The Civil Rights Movement was a time to fight against the system that constrained Black voices to segregation. Jim Crow laws were made to belittle Black people and to create a divide between white people. Though we had Martin Luther King, Malcolm X, Stokely Carmichael, Ella Baker, and many more activists fighting for equal rights in protesting, boycotting, and other forms. Black writers did not stop writing.
They were doing what they did best, which was picking up a pen or pencil and writing out their heart’s desires. Their discourse was about the injustice and unfair conditions the black community had to endure in American society. There should be no discrimination when it comes to the color of one’s skin, and they conveyed that through writing.
A few writers in the bunch were James Baldwin, Ralph Ellison, Richard Wright, Gwendolyn Brooks, Margaret Danner, Robert Hayden, and many many more. Some wrote short stories, novels, and plays while others concentrated on poetry.
Many different groups within the black community had different approaches to combating racism. Everyone should know about Martin Luther King Jr. and his methods of peaceful protesting. He led the Southern Christian Leadership Conference, and the National Association for the Advancement of Colored People (NAACP) partook in this style as well. On the other end of the spectrum, we had Malcolm X and the Nation of Islam that used aggressive methods to get their message across. My personal favorite was Stokely Carmichael and the Black Power group. Peaceful protesting unless provoked. AKA self-defense.
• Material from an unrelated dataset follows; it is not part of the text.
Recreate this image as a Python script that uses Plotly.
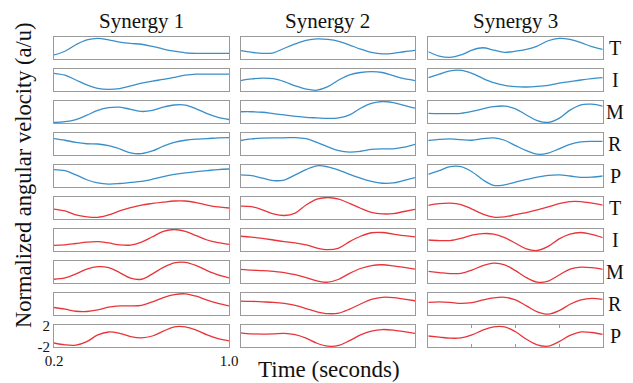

This was a reflection even with the writing worlds. Some decided to keep the “peace” while others used their words to express their frustration with the inequality within America. Black Writers began to make an impact on civil rights during the late 1950s and early 60s when they expressed their feelings and passions in their poetry. Some notable poets were as follows Margaret Danner, Langston Hughes, Robert Hayden, Melvin B. Tolson, Sterling Brown, and Mary Elizabeth Vroman.
Others did it through novels or short stories: James Baldwin, Paule Marshall, Lorraine Hansberry, William Melvin Kelley, and Ernest Gain.
Here are some of their notable works:
Sonny’s Blues by James Baldwin
Brown Girl, Brownstones by Paule Marshall
A Raisin in the Sun by Lorraine Hansberry
A Different Drummer by William Melvin Kelly
The Sky is Gray by Ernest Gaine
Since the 1920s and since the Harlem renaissance, black writers decided to explore the beauty behind the black culture. They began to retap and celebrate and incorporate their experiences in the worlds of America through stories, and songs, from African and African American ancestry. They reclaimed lost and misplaced black aesthetics and social values, to create positive black images. During the riots, poetry was used as a way for communal purposes, and as a political weapon. Autobiographical and biographies were made by Malcolm X and Maya Angelo.
Some were in agreement with the forms of peaceful protesting, so these writers showed an aggressive style. Amongst these writers were Yusef Iman, Madhubuti, Sun-Ra, Larry Neal, Charles Anderson, Ben Caldwell, and Amiri Baraka.
Notable reads would be these titles:
Black Fire: An Anthology of Afro-American Writing edited by Ben Caldwell and Amiri Baraka
Don’t Cry, Scream by Madhubuti
The Civil Rights Movement was a time to provide voices for the voiceless, and these writers elevated their standpoint against the inequality between white and black people.